NEW YORK — Saks Inc. reduced its losses in the second quarter as its department stores generated higher profits and its Saks Fifth Avenue stores trimmed losses.
This story first appeared in the August 21, 2002 issue of WWD. Subscribe Today.
Saks has also joined the pack of retailers that will begin to expense options at the onset of the next fiscal year. The firm is projecting that the move will create expenses of 2 cents a share in fiscal 2003, which will grow to approximately 5 cents in 2006.
Net losses for the quarter narrowed to $20.4 million, or 14 cents a share, from $58.4 million, or 41 cents, a year ago. Losses were 4 cents less than Wall Street’s best guess of an 18 cent loss. Last year’s second quarter was pulled down somewhat by $16 million, or 11 cents, worth of special items.
Sales for the period ending Aug. 3 faded 2.6 percent to $1.24 billion from $1.27 billion a year ago. Comparable-store revenues retreated 1.7 percent.
Gross margins during the quarter improved by 320 basis points, to 36.4 percent of sales. Contributing to this upswing were tighter inventories, which, at the end of the quarter, stood 10 percent below a year ago on a comparable-store basis. Also helping was decreased spending on selling, general and administrative expenses, which dropped by 70 basis points to 25.3 percent of sales.
Midwest Research analyst Jeff Stinson noted, “The gross margin improvement was outstanding, which has pretty much been par for the course when you look at the department stores in the second quarter.”
J.P. Morgan Securities analyst Shari Schwartzman Eberts added, “It’s a testament to the inventory control, and they also had pretty easy gross-margin comparisons.” The leaner inventories, she noted, “positioned them well for the third quarter in terms of gross-margin improvement. What it really comes down to is how good sales are going to be.”

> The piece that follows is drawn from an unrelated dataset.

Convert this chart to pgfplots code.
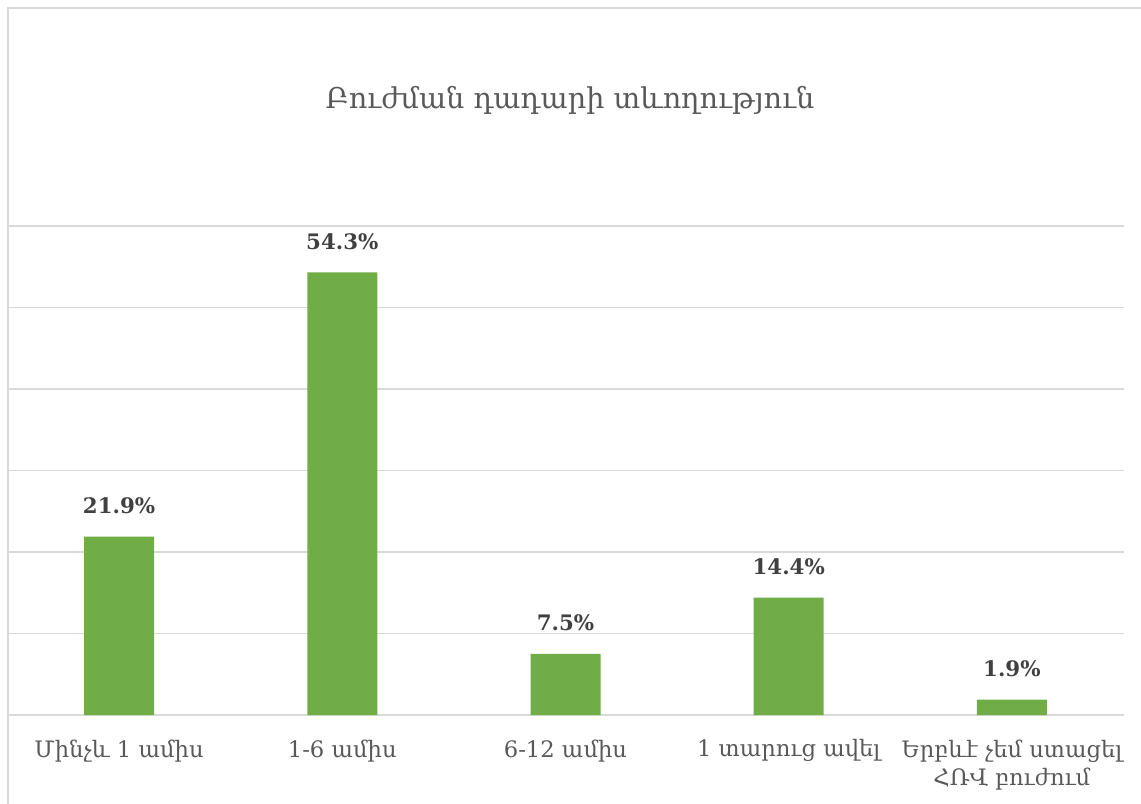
\documentclass[border=0pt]{standalone}
\usepackage{pgfplots}
\pgfplotsset{compat=1.18}
\usepackage{fontspec}
\setmainfont{DejaVu Serif}
\definecolor{bargreen}{HTML}{70AD47}
\definecolor{gridgray}{HTML}{D9D9D9}
\definecolor{txtgray}{HTML}{595959}
\definecolor{lblgray}{HTML}{404040}
\begin{document}
\begin{tikzpicture}
\useasboundingbox (0,0) rectangle (855.75pt,602.25pt);
\draw[gridgray, line width=1.5pt] (6pt,-20pt) -- (6pt,596.6pt) -- (880pt,596.6pt);
\begin{axis}[
  at={(5.625pt,66pt)}, anchor=south west,
  scale only axis, width=837pt, height=366.75pt,
  xmin=-0.5, xmax=4.5, ymin=0, ymax=60,
  ybar, bar width=52.5pt,
  xtick={0,1,2,3,4},
  xticklabels={Մինչև 1 ամիս, 1-6 ամիս, 6-12 ամիս, 1 տարուց ավել, {Երբևէ չեմ ստացել\\ՀՌՎ բուժում}},
  xticklabel style={align=center, font=\fontsize{17}{21}\selectfont, text=txtgray, anchor=north, yshift=-15pt},
  ytick={0,10,...,60}, yticklabels={},
  ymajorgrids, grid style={gridgray, line width=1.3pt},
  axis line style={draw=none}, major tick length=0pt,
  /pgf/number format/assume math mode=true,
  nodes near coords={\pgfmathprintnumber[fixed,precision=1,fixed zerofill]{\pgfplotspointmeta}\%},
  every node near coord/.append style={font=\fontsize{16}{18}\selectfont\bfseries, text=lblgray, yshift=13.5pt},
]
\addplot[fill=bargreen, draw=none] coordinates {(0,21.9) (1,54.3) (2,7.5) (3,14.4) (4,1.9)};
\end{axis}
\node[text=txtgray, font=\fontsize{21.5}{24}\selectfont] at (427.5pt,527pt) {Բուժման դադարի տևողություն};
\end{tikzpicture}
\end{document}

Operating profits at the department store group charged ahead 8.8 percent during the quarter to $18 million while sales pressed on 1 percent to $755.4 million. Comps rose 0.4 percent for the division, which includes doors under the nameplates of Parisian, Proffitt’s and McRae’s.

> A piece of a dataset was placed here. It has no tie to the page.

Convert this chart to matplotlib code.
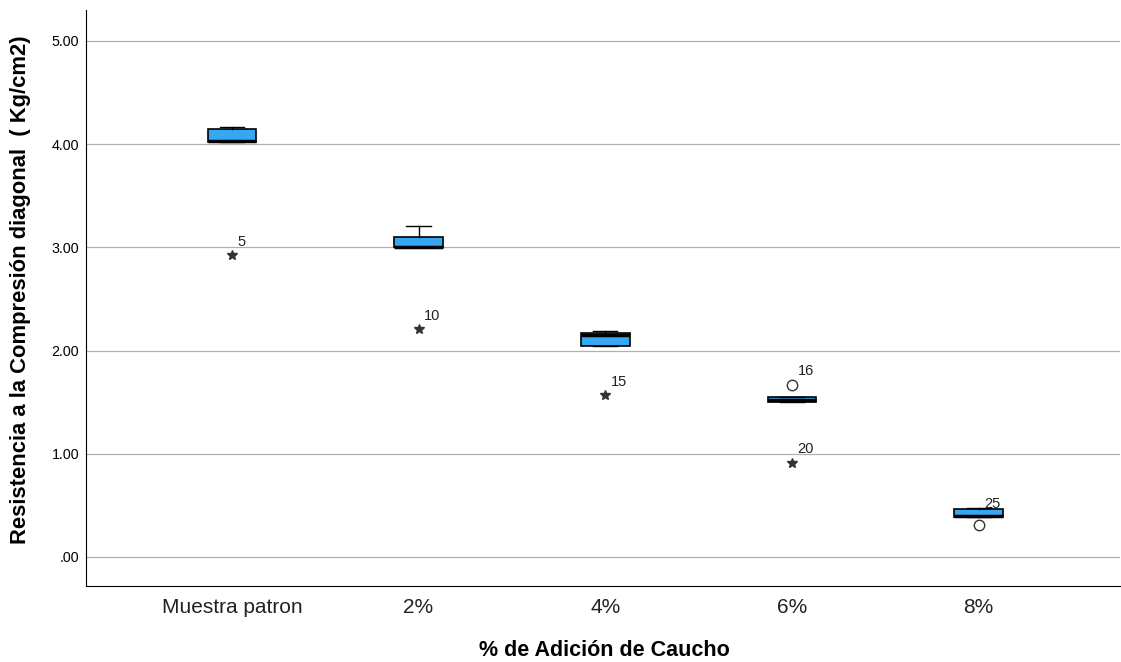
import matplotlib.pyplot as plt

plt.rcParams["font.family"] = ["Liberation Sans", "DejaVu Sans"]

groups = ["Muestra patron", "2%", "4%", "6%", "8%"]
whislo = [4.02, 3.00, 2.04, 1.50, 0.39]
q1 = [4.02, 3.00, 2.04, 1.50, 0.39]
med = [4.03, 3.00, 2.15, 1.52, 0.40]
q3 = [4.15, 3.10, 2.17, 1.55, 0.46]
whishi = [4.17, 3.21, 2.19, 1.55, 0.47]

# outliers: (group index, value, case label, kind)
out_group = [0, 1, 2, 3, 3, 4]
out_value = [2.93, 2.21, 1.57, 1.67, 0.91, 0.31]
out_label = ["5", "10", "15", "16", "20", "25"]
out_kind = ["*", "*", "*", "o", "*", "o"]
out_label_y = [2.98, 2.27, 1.63, 1.73, 0.98, 0.45]

stats = []
for i in range(len(groups)):
    stats.append({"whislo": whislo[i], "q1": q1[i], "med": med[i],
                  "q3": q3[i], "whishi": whishi[i], "fliers": []})

fig = plt.figure(figsize=(11.21, 6.62), dpi=100)
ax = fig.add_axes([0.0767, 0.115, 0.922, 0.870])
pos = list(range(1, len(groups) + 1))
ax.bxp(stats, positions=pos, widths=0.26, patch_artist=True, showfliers=False,
       boxprops=dict(facecolor="#35A7F3", edgecolor="black", linewidth=1.2),
       medianprops=dict(color="black", linewidth=2.5),
       whiskerprops=dict(color="black", linewidth=1),
       capprops=dict(color="black", linewidth=1), capwidths=0.13, zorder=3)

for g, v, lab, k, ly in zip(out_group, out_value, out_label, out_kind, out_label_y):
    x = pos[g]
    if k == "*":
        ax.plot(x, v, marker="*", color="#333333", markersize=7, linestyle="none", zorder=4)
    else:
        ax.plot(x, v, marker="o", markerfacecolor="white", markeredgecolor="#333333",
                markersize=7.5, linestyle="none", zorder=4)
    ax.text(x + 0.03, ly, lab, fontsize=10.5, color="#222222", ha="left", va="bottom")

ax.set_xlim(0.219, 5.754)
ax.set_ylim(-0.28, 5.30)
ax.set_yticks([0, 1, 2, 3, 4, 5])
ax.set_yticklabels([".00", "1.00", "2.00", "3.00", "4.00", "5.00"], fontsize=10.3)
ax.set_xticks(pos)
ax.set_xticklabels(groups, fontsize=15, color="#222222")
ax.tick_params(axis="y", length=0, pad=5)
ax.tick_params(axis="x", length=0, pad=9)
ax.yaxis.grid(True, color="#b0b0b0", linewidth=0.9)
ax.set_axisbelow(True)
for s in ["top", "right"]:
    ax.spines[s].set_visible(False)
ax.spines["left"].set_color("black")
ax.spines["bottom"].set_color("black")

ax.set_xlabel("% de Adición de Caucho", fontsize=15.5, fontweight="bold")
ax.set_ylabel("Resistencia a la Compresión diagonal  ( Kg/cm2)", fontsize=15.8,
              fontweight="bold")
ax.xaxis.set_label_coords(0.502, -0.094)
ax.yaxis.set_label_coords(-0.053, 0.514)

fig.savefig("out.png", dpi=100)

Brad Martin, chairman and chief executive, in a statement, noted the division’s comps “exceeded those of our traditional department store peers, reflecting implementation of our customer-focused strategies and confirmation that we are executing to [the unit’s] position to be ‘the best place to shop in your hometown.’”
Eberts said of the division, which primarily operates in smaller markets, “To some extent, they had their recession in 2000 before the other department stores started seeing a decline. Their markets are doing better right now.”
The more urban-centered Saks Fifth Avenue unit reduced its operating losses to $13.8 million from $45.3 million a year earlier. Sales retrenched 7.8 percent at $481.9 million while comps were down 4.7 percent.
Stinson noted, “The luxury unit has been hardest hit post-9/11.” Its customers have also been hit harder by a Wall Street depressed by scandal and uncertainty, he noted. Saks Fifth Avenue “should enjoy some type of rebound as they anniversary the events of 9/11.”
Saks released results after the close of the markets Tuesday, but its shares rose 15 cents, or 1.7 percent, to close at $8.90 in New York Stock Exchange trading. Their price has ranged as low as $4.60 and as high as $15.75 in the past 52 weeks.
In the first half, net losses widened to $45.8 million, or 32 cents a share, from losses of $31.9 million, or 22 cents, a year ago.
Excluding special items that pulled down the half by $47.3 million, or 32 cents, and the year-ago period by $7 million, or 4 cents, Saks would have earned $1.5 million, or 1 cent, compared with a loss of $24.9 million, or 18 cents, a year ago.
Sales for the six months decreased 2.6 percent to $2.66 billion from $2.74 billion a year ago. Total comps slid 0.5 percent.
In the back half, Saks is expecting comps to rise in the low- to mid-single-digit range, with the biggest chance for improvement in its Saks Fifth Avenue division. Gross margins are slated to continue their expansion, with the majority of the improvement expected in the current third quarter.